N’oublie pas de prendre une photo du soleil pour moi

Invités d’un podcast Sardé After Dinner, le couple de cinéastes Joanna Hadjithomas et Khalil Joreige partagent leur expérience autour du making of de Memory Box et à partir de là, de manière plus vaste, sur leur travail et sur ce qui les guide. Le rythme et le débit des deux artistes est apaisant, ancré. Ils ont libéré leur parole tout en étant à l’écoute du monde et d’eux-mêmes, et sans tomber nécessairement dans la vitesse  et les thématiques imposées par le siècle. Ils ont maintenu leur rythme, leur vérité. Khalil ne mâche pas ses mots et mentionne sans artifices, le nivellement par le bas, les télés/productions, etc « qui prennent les spectateurs pour des cons » et leur servent des produits en accord avec ce présupposé. Des produits qui ne leur prêtent aucune intelligence c’est à dire la capacité à penser.
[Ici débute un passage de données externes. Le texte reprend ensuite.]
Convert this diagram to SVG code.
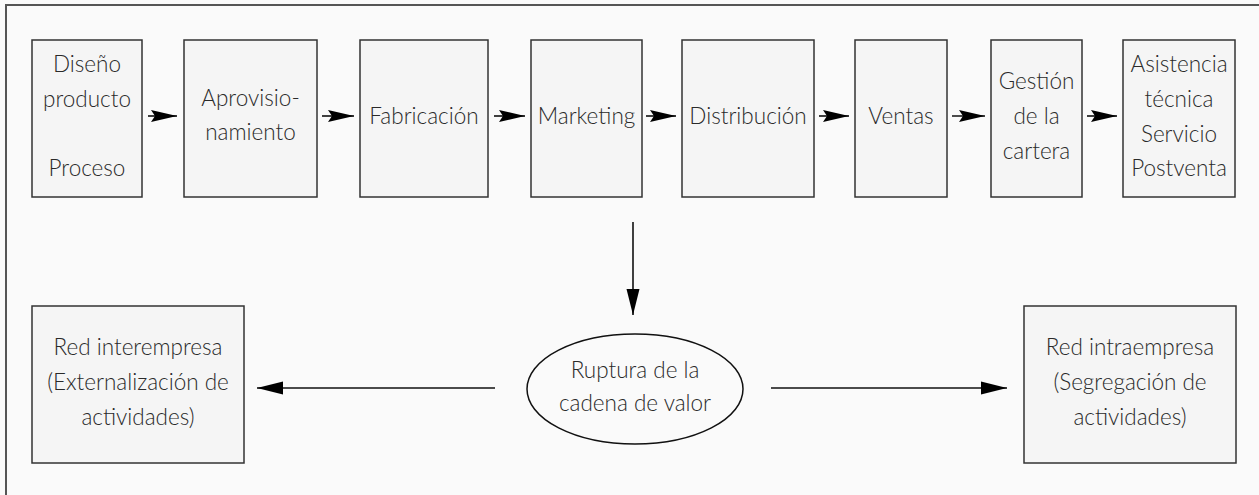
<svg xmlns="http://www.w3.org/2000/svg" width="1259" height="495" viewBox="0 0 1259 495">
<style>
.bg{fill:#fafafa}
.frame{fill:none;stroke:#555;stroke-width:2}
.box{fill:#f5f5f5;stroke:#333;stroke-width:1.5}
.ell{fill:#fafafa;stroke:#111;stroke-width:1.5}
text{font-family:Lato,"Liberation Sans",Arial,sans-serif;font-weight:300;font-size:22.5px;fill:#2a2a2a;text-anchor:middle}
.conn line{stroke:#111;stroke-width:1.6}
</style>
<defs>
<marker id="ah" viewBox="0 0 26 13" refX="26" refY="6.5" markerWidth="26" markerHeight="13" markerUnits="userSpaceOnUse" orient="auto">
<path d="M0,0.5 L26,6.5 L0,12.5 L4,6.5 Z" fill="#000"/>
</marker>
<marker id="ah2" viewBox="0 0 26 14" refX="26" refY="7" markerWidth="26" markerHeight="14" markerUnits="userSpaceOnUse" orient="auto">
<path d="M0,0.5 L26,7 L0,13.5 Z" fill="#000"/>
</marker>
</defs>
<rect class="bg" x="0" y="0" width="1259" height="495"/>
<path class="frame" d="M6,500 V5 H1265"/>

<g id="n1"><rect class="box" x="32" y="40" width="110" height="157"/>
<text x="87" y="72">Diseño</text><text x="87" y="107">producto</text><text x="87" y="176">Proceso</text></g>
<g id="n2"><rect class="box" x="184" y="40" width="133" height="157"/>
<text x="250.5" y="106">Aprovisio-</text><text x="250.5" y="140">namiento</text></g>
<g id="n3"><rect class="box" x="360" y="40" width="128" height="157"/>
<text x="424" y="124">Fabricación</text></g>
<g id="n4"><rect class="box" x="531" y="40" width="111" height="157"/>
<text x="586.5" y="124">Marketing</text></g>
<g id="n5"><rect class="box" x="682" y="40" width="132" height="157"/>
<text x="748" y="124">Distribución</text></g>
<g id="n6"><rect class="box" x="855" y="40" width="92" height="157"/>
<text x="901" y="124">Ventas</text></g>
<g id="n7"><rect class="box" x="991" y="40" width="91" height="157"/>
<text x="1036.5" y="89">Gestión</text><text x="1036.5" y="124">de la</text><text x="1036.5" y="159">cartera</text></g>
<g id="n8"><rect class="box" x="1123" y="40" width="112" height="157"/>
<text x="1179" y="72">Asistencia</text><text x="1179" y="107">técnica</text><text x="1179" y="142">Servicio</text><text x="1179" y="176">Postventa</text></g>

<g id="ruptura"><ellipse class="ell" cx="635" cy="389" rx="108" ry="55"/>
<text x="635" y="378">Ruptura de la</text><text x="635" y="411">cadena de valor</text></g>
<g id="inter"><rect class="box" x="32" y="306" width="212" height="157"/>
<text x="138" y="355">Red interempresa</text><text x="138" y="390">(Externalización de</text><text x="138" y="425">actividades)</text></g>
<g id="intra"><rect class="box" x="1024" y="306" width="212" height="157"/>
<text x="1130" y="355">Red intraempresa</text><text x="1130" y="390">(Segregación de</text><text x="1130" y="425">actividades)</text></g>

<g class="conn" id="connectors">
<line x1="148" y1="116" x2="177" y2="116" marker-end="url(#ah)"/>
<line x1="322" y1="116" x2="354" y2="116" marker-end="url(#ah)"/>
<line x1="494" y1="116" x2="525" y2="116" marker-end="url(#ah)"/>
<line x1="646" y1="116" x2="676" y2="116" marker-end="url(#ah)"/>
<line x1="819" y1="116" x2="849" y2="116" marker-end="url(#ah)"/>
<line x1="952" y1="116" x2="985" y2="116" marker-end="url(#ah)"/>
<line x1="1087" y1="116" x2="1117" y2="116" marker-end="url(#ah)"/>
<line x1="633" y1="222" x2="633" y2="315" marker-end="url(#ah2)"/>
<line x1="495" y1="388" x2="257" y2="388" marker-end="url(#ah2)"/>
<line x1="771" y1="388" x2="1007" y2="388" marker-end="url(#ah2)"/>
</g>
</svg>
C’est « l’ère des managers » dit Khalil ; l’ère de l’efficacité ; lui et son épouse, partenaire d’art également, ont délibérément choisi celle de la poésie, d’un rythme qui prête à l’exploration, à la recherche et à la rencontre. Le prêt à penser, la paresse intellectuelle sont en effet bien plus faciles que l’exercice de la pensée, ils mènent cependant très vite à la servitude volontaire et à la soumission, lesquelles expliquent pour beaucoup pourquoi le pays en est là où il en est aujourd’hui.

C’est ainsi que le couple de cinéastes racontent travailler avec leurs comédiens en prenant le temps de la rencontre, du cheminement ; tout comme leurs protagonistes prennent le temps d’ouvrir  la Memory Box et de voyager au cœur des révélations qu’elle induit. Une vraie rencontre est mouvement, déplacement ; temps de déploiement. Encore faut-il accepter ces deux derniers : accepter d’être déplacé et de prendre le temps de l’attention. Le public dans les salles n’est pas nombreux pour un film comme celui-ci, crucial pour la mémoire et notre réconciliation. Peut-être est-ce le prix du billet, rébarbatif 100 000 LBP ? Mais nombreux sont ceux aussi qui répliquent d’emblée : « on ne veut pas voir », « on n’a pas envie de voir encore la guerre, c’est fini la guerre, etc, on en a assez ». Il peut être douloureux de se confronter à la mémoire, à ce qui fait partie de notre histoire. Mais amnésie égale d’une certaine façon, répétition et soumission.   

« On a vécu ça », me souffle l’amie qui voit le film avec moi. J’acquiesce. Quelques minutes plus tard, elle reprend : « on a vécu tout ça » comme si elle se le répétait à elle-même tellement cela semblait fou , vu avec la distance des années; comme si elle en prenait soudain conscience… Je suis étonnée qu’elle me signale  plus d’une fois qu’ « on a vécu tout ça »; comme si j’avais oublié, comme si l’on pouvait avoir oublié. On n’a rien oublié. ; la mémoire du corps est là, immédiate, plus forte que tout. Dès qu’on voit les images, tout revient. Oui, oui, on a vécu tout ça ; et on vit encore autre chose, autrement terrifiant, indigne ; puisqu’il n’est même pas le fait d’une guerre directe mais d’une annihilation plus subtile… Or c’est précisément cette mémoire partagée, ce vécu commun, fou, sombre et lumineux tout à la fois,  ce rythme particulier, qui nous lie à cette terre et entre nous ; ces visages de soleil  en dépit des épreuves, que le drame de cette ville a pourtant volés ; et ce soleil, l’astre lui-même. Peut-être qu’ils ne pourront pas l’atteindre celui-ci… ou bien si, va savoir.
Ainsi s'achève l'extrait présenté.